Is that all you’re eating?

I loved watching my mother transform marbled ground beef into beautifully shaped patties. I watched her deftly dismantle a whole chicken, scramble eggs, splash Thousand Island dressing over iceberg lettuce, and stuff a twenty-pound turkey. She mixed the cookie dough, I rolled the cookies. Tagging along to the grocery store, I memorized everything she bought. I helped her set the table, carry platters of food, and put away the leftovers. Her cooking made the house smell so good.

When I grew up and moved out on my own, I practiced what my mother preached.

Things did not go well. Using Mom’s favorite brand of tuna and mayonnaise, I mutated tuna salad into paste. In my amateur hands, her tried-and-true recipe for crispy oven-fried chicken yielded limp, dusty poultry parts.

One daring evening, I invited my parents over for supper. Eager to show off my cooking prowess, I served Rock Cornish game hen. My mother had never eaten, much less cooked, Cornish hen. I put romaine lettuce in the salad. My father refused to touch it.

My sister-in-law, a fine cook, served my parents quiche Lorraine. Holy moly. She baked, not so successfully, my mother’s recipe for chocolate pudding pie with graham cracker crust, which, coincidentally, was my brother’s favorite dessert. (Tip: Do not use instant pudding.)

Mom never wavered from her cooking style and food choice. Occasionally adventurous (she ate pickled herring), she preferred traditional dishes like chicken soup, roast beef, and mashed potatoes. Her Surprise Chicken — a casserole of boneless, skinless chicken breasts baked with store-bought bread stuffing and canned mushroom soup — was pretty good.

“That’s awful!” she exclaimed, tasting French bread drizzled with raspberry-flavored olive oil.

Mom had no use for newfangled foods like egg custard pie and miniature chicken. She liked what she liked, and the rest of us adapted to her ways.

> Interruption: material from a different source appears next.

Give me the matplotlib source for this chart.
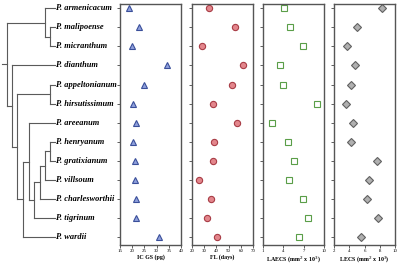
import matplotlib.pyplot as plt
import numpy as np

plt.rcParams['font.family'] = ['Liberation Serif', 'DejaVu Serif']

species = ['P. armenicacum', 'P. malipoense', 'P. micranthum', 'P. dianthum',
           'P. appeltonianum', 'P. hirsutissimum', 'P. areeanum', 'P. henryanum',
           'P. gratixianum', 'P. villsoum', 'P. charlesworthii', 'P. tigrinum',
           'P. wardii']

ic_gs = [18.8, 22.8, 20.0, 34.1, 24.9, 20.5, 21.5, 20.4, 21.2, 21.2, 21.5, 21.7, 30.8]
fl = [33.9, 55.0, 28.2, 61.8, 53.0, 37.2, 57.1, 37.8, 37.0, 25.7, 35.3, 32.0, 40.7]
laecs = [4.1, 5.05, 6.9, 3.5, 4.0, 9.0, 2.35, 4.75, 5.5, 4.9, 6.95, 7.6, 6.25]
lecs = [8.25, 4.98, 3.75, 4.8, 4.27, 3.57, 4.53, 4.27, 7.64, 6.55, 6.37, 7.82, 5.54]

# tree topology: (node depth, children); leaves are species names
tree = (6.7, [(45, ['P. armenicacum', (50, ['P. malipoense', 'P. micranthum'])]),
              (12.3, ['P. dianthum',
                      (17.3, [(50, ['P. appeltonianum', 'P. hirsutissimum']),
                              (22.7, [(29.3, ['P. areeanum',
                                              (34.3, [(40, [(45, [(50, ['P. henryanum', 'P. gratixianum']),
                                                                  'P. villsoum']),
                                                            'P. charlesworthii']),
                                                      'P. tigrinum'])]),
                                      'P. wardii'])])])])
leaf_x = 55
root_x = 1.7

fig = plt.figure(figsize=(4.0, 2.63), dpi=100)
bottom, height = 1 - 245 / 263, 241 / 263
ylim = (12.4, -0.22)

# ---- tree ----
axt = fig.add_axes([0, bottom, 120 / 400, height])
axt.set_xlim(0, 120)
axt.set_ylim(*ylim)
axt.axis('off')
tc = '#5a5a5a'


def draw(node, parent_x):
    if isinstance(node, str):
        y = species.index(node)
        axt.plot([parent_x, leaf_x], [y, y], color=tc, lw=0.8)
        axt.text(leaf_x + 1.5, y, node, fontsize=6, fontweight='bold', style='italic',
                 va='center', ha='left')
        return y
    x, kids = node
    ys = [draw(k, x) for k in kids]
    axt.plot([x, x], [min(ys), max(ys)], color=tc, lw=0.8)
    ym = (min(ys) + max(ys)) / 2
    axt.plot([parent_x, x], [ym, ym], color=tc, lw=0.8)
    return ym


draw(tree, root_x)

# ---- trait panels ----
rows = np.arange(len(species))
panels = [
    (120, ic_gs, (15, 40), [15, 20, 25, 30, 35, 40], 'IC GS (pg)', '^', '#8fa0dc', '#3a4f9a'),
    (192, fl, (20, 70), [20, 30, 40, 50, 60, 70], 'FL (days)', 'o', '#e3868c', '#a83c45'),
    (263, laecs, (1, 10), [1, 4, 7, 10], 'LAECS (mm$^2$ x 10$^3$)', 's', 'white', '#5a9e48'),
    (334, lecs, (2, 10), [2, 4, 6, 8, 10], 'LECS (mm$^2$ x 10$^3$)', 'D', '#b0b0b0', '#606060'),
]
for left, vals, xl, ticks, label, mk, fc, ec in panels:
    ax = fig.add_axes([left / 400, bottom, 61 / 400, height])
    ax.plot(vals, rows, linestyle='none', marker=mk, markersize=4.5,
            markerfacecolor=fc, markeredgecolor=ec, markeredgewidth=0.8)
    ax.set_xlim(*xl)
    ax.set_ylim(*ylim)
    ax.set_xticks(ticks)
    ax.set_yticks(rows)
    ax.set_yticklabels([])
    ax.tick_params(axis='both', length=2, width=0.6, labelsize=3.5, pad=1.2, color='#444444')
    for s in ax.spines.values():
        s.set_color('#555555')
        s.set_linewidth(1.0)
    ax.set_xlabel(label, fontsize=4.3, fontweight='bold', labelpad=0.5)

fig.savefig('out.png', dpi=100)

I gave up trying to impress my mother with my cooking. I conceded that I was no Julia Child, that iceberg lettuce wasn’t so bad, that Mom’s oven-fried chicken was the best I’d ever eaten, why bother to imitate? We went back to enjoying family suppers at my parents’ house. Mom prepared the food. I set the table. Everyone ate happily ever after. The End.